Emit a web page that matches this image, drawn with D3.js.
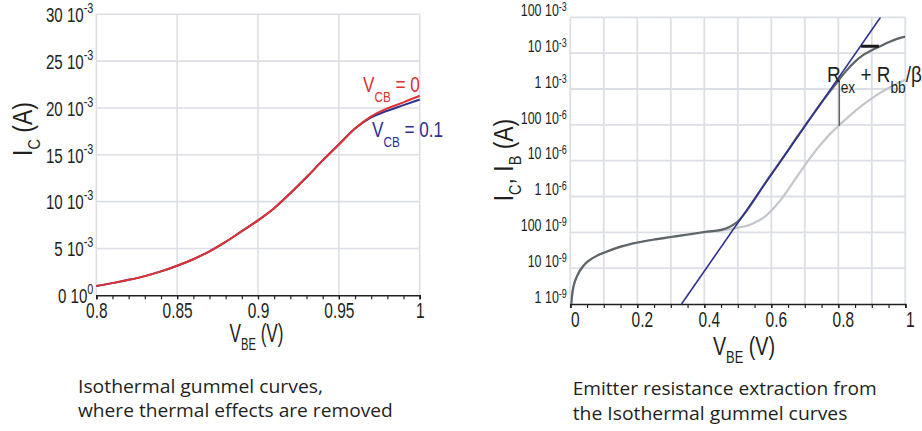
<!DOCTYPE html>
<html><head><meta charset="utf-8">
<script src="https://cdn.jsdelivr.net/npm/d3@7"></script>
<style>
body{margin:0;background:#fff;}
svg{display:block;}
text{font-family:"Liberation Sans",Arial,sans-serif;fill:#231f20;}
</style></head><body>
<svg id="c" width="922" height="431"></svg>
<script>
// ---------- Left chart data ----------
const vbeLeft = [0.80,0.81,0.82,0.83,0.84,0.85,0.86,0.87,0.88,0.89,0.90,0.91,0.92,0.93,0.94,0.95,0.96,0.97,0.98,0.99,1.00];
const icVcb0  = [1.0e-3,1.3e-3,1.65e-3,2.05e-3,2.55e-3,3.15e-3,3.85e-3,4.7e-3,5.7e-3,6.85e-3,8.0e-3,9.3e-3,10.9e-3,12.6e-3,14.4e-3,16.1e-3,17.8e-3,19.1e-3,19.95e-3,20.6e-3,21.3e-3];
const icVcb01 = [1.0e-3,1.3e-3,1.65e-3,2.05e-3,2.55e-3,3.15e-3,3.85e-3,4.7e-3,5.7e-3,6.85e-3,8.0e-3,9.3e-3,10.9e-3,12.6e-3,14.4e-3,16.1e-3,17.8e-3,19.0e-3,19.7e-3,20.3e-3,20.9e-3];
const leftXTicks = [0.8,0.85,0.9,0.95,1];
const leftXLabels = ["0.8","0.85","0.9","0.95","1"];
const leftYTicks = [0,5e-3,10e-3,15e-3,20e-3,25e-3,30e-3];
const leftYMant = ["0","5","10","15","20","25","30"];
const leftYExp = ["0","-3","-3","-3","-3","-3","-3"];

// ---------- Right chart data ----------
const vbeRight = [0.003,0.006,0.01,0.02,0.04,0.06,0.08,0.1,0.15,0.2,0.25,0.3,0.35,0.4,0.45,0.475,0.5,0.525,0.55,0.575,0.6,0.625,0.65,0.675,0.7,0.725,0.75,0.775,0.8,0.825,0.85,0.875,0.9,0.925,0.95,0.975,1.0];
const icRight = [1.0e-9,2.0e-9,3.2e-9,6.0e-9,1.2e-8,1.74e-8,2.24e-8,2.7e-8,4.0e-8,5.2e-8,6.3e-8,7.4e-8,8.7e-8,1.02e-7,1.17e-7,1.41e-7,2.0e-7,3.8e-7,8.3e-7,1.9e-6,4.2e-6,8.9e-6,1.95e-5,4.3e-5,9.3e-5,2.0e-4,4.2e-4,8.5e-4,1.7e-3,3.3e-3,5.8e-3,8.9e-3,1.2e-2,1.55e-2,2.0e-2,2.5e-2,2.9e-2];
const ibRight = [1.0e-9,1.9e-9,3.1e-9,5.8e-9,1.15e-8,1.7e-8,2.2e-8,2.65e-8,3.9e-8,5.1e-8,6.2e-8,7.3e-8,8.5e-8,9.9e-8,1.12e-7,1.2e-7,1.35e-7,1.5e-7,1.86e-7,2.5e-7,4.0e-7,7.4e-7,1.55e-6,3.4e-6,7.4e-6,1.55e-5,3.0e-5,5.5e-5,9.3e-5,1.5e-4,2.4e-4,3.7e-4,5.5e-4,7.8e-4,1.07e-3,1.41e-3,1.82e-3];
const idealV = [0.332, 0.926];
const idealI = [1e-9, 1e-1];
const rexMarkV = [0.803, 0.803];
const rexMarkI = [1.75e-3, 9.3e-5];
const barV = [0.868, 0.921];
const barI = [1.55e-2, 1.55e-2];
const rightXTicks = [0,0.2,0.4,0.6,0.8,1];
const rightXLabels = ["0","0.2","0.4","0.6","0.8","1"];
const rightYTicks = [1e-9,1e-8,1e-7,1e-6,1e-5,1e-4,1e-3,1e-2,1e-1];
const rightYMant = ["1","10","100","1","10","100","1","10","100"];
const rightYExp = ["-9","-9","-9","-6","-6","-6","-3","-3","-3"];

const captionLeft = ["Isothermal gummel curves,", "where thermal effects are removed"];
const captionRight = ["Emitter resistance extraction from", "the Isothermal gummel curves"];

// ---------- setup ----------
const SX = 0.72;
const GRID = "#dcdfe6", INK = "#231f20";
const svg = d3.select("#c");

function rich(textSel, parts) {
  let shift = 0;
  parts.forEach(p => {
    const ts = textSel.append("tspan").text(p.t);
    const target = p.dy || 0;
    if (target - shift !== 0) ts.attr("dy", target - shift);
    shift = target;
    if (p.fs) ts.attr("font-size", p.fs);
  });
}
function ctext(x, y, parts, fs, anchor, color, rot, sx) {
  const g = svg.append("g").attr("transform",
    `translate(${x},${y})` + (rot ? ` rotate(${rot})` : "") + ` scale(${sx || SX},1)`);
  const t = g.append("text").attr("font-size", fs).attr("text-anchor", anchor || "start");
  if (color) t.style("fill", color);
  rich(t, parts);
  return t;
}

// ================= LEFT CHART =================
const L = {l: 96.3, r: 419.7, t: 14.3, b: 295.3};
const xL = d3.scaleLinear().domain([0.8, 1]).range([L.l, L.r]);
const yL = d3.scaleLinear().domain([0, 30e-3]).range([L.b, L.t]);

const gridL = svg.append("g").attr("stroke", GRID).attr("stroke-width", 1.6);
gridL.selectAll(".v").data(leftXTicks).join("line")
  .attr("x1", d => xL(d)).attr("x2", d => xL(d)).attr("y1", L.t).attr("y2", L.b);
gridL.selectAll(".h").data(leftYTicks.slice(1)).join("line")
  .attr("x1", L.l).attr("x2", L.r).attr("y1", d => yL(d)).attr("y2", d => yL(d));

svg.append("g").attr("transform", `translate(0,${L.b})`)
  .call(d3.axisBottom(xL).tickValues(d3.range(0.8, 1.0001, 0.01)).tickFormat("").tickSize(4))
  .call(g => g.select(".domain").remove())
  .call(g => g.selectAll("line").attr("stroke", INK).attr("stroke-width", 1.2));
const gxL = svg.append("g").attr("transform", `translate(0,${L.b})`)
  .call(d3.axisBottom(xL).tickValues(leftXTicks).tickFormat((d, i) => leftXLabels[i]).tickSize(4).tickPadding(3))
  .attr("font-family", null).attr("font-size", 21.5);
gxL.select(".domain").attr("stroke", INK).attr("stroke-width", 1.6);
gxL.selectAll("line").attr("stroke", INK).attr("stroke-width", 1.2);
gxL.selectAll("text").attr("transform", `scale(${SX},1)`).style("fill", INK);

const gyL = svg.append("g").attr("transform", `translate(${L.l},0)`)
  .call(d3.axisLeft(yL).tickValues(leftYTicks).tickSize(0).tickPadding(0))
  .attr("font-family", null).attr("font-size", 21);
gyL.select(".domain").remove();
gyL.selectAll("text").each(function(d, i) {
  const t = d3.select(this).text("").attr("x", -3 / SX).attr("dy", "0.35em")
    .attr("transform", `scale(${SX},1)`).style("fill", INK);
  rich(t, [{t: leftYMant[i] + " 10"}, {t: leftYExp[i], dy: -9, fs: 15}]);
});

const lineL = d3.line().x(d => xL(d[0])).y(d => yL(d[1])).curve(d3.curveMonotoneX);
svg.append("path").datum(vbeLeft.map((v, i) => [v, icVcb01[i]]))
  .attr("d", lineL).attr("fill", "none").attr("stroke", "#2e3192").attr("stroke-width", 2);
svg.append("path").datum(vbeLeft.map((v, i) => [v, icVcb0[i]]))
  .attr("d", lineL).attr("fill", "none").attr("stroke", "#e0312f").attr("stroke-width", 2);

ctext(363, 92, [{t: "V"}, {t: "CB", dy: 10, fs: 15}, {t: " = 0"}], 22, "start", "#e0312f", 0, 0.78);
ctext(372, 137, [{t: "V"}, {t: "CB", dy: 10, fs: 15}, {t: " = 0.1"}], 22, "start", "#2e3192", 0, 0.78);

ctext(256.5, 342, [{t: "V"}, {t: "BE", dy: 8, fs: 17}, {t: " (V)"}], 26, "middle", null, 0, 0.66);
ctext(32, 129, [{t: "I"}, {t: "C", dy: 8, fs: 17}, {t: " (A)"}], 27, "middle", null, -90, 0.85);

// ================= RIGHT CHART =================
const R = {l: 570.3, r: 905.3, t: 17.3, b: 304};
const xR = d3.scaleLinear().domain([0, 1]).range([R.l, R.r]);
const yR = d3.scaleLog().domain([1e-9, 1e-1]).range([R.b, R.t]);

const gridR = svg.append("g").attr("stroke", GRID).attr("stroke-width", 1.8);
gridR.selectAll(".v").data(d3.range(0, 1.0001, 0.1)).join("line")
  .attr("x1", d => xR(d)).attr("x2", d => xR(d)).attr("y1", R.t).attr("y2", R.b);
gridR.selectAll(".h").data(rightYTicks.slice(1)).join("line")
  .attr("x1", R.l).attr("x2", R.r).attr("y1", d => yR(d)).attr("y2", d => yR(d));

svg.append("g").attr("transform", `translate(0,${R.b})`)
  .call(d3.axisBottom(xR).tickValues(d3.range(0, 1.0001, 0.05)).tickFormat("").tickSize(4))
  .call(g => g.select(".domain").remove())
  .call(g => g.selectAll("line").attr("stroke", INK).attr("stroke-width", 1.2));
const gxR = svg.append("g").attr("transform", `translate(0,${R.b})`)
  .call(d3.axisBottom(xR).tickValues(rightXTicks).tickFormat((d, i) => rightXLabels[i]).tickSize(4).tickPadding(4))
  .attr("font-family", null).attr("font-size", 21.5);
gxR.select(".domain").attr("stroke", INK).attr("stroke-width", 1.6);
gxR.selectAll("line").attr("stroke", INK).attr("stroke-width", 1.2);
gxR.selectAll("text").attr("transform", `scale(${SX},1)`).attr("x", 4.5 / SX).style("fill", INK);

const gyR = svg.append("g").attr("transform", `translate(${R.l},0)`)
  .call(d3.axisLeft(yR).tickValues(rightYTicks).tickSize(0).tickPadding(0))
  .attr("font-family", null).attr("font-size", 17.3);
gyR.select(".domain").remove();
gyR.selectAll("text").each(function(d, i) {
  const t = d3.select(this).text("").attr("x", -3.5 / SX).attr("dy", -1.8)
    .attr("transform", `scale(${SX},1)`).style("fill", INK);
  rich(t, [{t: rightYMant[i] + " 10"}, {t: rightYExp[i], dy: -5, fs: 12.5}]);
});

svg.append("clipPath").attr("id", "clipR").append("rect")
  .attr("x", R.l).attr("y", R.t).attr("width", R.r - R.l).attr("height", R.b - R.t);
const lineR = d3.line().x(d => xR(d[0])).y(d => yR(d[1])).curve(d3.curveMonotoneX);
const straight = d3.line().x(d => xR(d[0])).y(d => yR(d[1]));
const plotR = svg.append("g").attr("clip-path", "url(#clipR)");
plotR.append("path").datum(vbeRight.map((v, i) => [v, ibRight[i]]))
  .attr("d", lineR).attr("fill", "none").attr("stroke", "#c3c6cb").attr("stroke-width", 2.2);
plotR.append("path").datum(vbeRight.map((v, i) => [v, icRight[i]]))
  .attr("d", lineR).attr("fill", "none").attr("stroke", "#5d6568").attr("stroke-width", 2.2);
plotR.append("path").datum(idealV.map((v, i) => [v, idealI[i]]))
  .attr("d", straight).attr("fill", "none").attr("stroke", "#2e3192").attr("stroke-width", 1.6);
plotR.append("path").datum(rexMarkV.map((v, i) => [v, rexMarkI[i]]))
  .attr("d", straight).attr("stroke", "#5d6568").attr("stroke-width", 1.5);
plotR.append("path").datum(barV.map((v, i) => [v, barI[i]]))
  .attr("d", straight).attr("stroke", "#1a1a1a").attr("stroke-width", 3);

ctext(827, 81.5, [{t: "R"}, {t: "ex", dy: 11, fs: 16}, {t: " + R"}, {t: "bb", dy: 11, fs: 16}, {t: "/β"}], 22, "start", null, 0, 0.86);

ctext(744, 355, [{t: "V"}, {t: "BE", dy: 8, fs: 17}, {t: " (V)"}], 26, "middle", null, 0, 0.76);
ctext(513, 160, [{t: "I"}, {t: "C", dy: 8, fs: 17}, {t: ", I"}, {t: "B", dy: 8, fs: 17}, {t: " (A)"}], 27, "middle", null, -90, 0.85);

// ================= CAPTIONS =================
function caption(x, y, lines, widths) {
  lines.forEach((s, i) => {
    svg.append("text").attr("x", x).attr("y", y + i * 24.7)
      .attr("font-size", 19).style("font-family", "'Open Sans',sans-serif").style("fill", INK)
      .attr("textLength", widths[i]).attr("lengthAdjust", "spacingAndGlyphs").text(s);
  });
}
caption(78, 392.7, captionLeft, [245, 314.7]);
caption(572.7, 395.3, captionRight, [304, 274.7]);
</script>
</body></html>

####

> [PROMPT] Using the listing above, show every line that includes the string "this".

> [EXPECTED ANSWER]
Emit a web page that matches this image, drawn with D3.js.
  const t = d3.select(this).text("").attr("x", -3 / SX).attr("dy", "0.35em")
  const t = d3.select(this).text("").attr("x", -3.5 / SX).attr("dy", -1.8)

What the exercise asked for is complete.